## GIVEN MATERIAL
***

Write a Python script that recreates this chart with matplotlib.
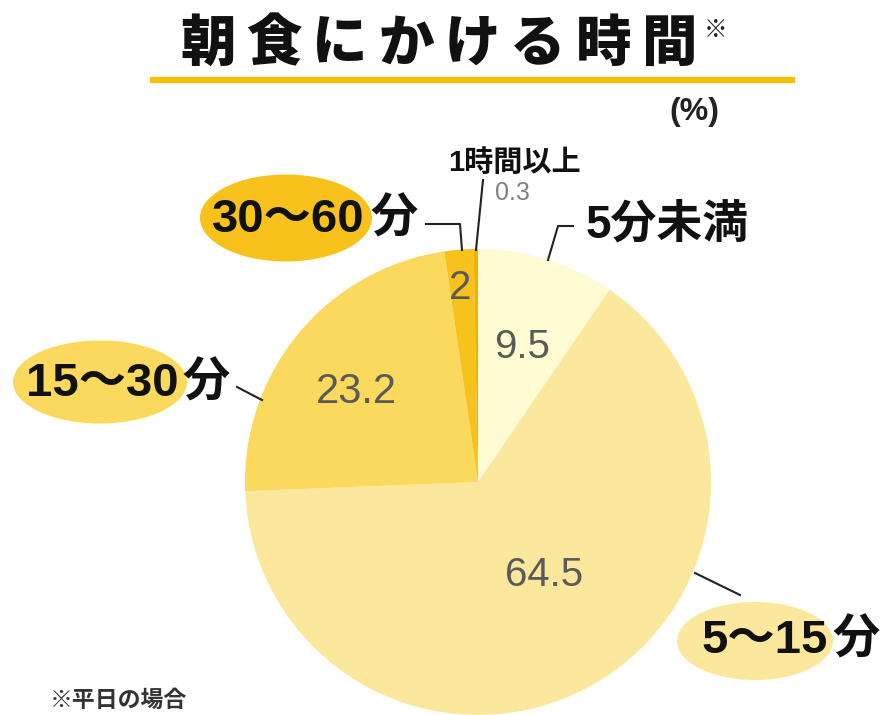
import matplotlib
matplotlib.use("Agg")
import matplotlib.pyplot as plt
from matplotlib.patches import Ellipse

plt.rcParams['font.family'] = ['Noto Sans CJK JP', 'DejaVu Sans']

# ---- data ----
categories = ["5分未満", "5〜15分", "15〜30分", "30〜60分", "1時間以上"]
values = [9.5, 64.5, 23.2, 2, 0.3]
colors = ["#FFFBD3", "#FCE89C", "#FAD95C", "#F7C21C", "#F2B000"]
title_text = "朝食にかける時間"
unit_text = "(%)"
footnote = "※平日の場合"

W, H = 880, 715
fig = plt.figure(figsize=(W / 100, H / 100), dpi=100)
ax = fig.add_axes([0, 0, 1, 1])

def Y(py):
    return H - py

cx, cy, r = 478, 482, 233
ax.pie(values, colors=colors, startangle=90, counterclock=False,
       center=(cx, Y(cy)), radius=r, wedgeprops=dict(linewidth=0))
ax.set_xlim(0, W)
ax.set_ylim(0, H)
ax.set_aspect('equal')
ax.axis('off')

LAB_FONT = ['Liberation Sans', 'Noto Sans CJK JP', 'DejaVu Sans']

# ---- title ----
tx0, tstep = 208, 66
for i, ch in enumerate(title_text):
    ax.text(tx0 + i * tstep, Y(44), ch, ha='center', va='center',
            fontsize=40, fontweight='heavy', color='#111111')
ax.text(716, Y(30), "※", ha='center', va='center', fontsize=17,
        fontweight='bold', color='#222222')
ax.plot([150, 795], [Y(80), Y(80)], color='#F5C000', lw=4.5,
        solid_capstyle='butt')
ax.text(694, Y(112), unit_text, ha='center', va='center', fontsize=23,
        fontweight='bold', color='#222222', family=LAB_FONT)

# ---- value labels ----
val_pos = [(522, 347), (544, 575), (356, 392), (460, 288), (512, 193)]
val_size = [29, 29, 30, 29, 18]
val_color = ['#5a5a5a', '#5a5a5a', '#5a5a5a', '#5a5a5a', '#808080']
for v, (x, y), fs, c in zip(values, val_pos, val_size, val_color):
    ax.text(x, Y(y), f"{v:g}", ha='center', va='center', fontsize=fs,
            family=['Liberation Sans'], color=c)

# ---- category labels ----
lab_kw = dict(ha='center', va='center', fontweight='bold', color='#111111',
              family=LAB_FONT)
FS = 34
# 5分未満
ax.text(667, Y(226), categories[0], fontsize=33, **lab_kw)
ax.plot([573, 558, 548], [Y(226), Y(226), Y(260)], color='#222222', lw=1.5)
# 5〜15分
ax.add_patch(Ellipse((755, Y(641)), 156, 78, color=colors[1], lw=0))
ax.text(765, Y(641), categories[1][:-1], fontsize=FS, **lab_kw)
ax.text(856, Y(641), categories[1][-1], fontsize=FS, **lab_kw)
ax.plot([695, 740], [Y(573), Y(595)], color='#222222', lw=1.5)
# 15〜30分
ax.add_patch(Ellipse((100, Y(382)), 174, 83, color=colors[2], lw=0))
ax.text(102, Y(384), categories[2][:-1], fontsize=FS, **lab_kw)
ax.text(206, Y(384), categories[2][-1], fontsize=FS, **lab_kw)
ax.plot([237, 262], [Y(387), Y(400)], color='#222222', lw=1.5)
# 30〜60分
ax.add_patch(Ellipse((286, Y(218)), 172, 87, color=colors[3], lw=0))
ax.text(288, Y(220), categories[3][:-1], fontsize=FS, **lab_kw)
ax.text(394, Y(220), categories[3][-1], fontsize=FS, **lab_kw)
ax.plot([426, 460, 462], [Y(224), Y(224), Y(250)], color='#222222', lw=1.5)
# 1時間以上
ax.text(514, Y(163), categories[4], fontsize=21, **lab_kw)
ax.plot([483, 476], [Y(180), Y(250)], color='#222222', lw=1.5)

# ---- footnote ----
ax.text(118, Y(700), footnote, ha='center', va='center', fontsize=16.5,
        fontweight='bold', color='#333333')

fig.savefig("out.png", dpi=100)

***

From the top of the listing above, repeat each line exactly until you reach the line containing "plt.rcParams['font.family'] = ['Noto", and repeat that one too. Leave the pictures out.

## CORRECT OUTPUT
Write a Python script that recreates this chart with matplotlib.
import matplotlib
matplotlib.use("Agg")
import matplotlib.pyplot as plt
from matplotlib.patches import Ellipse

plt.rcParams['font.family'] = ['Noto Sans CJK JP', 'DejaVu Sans']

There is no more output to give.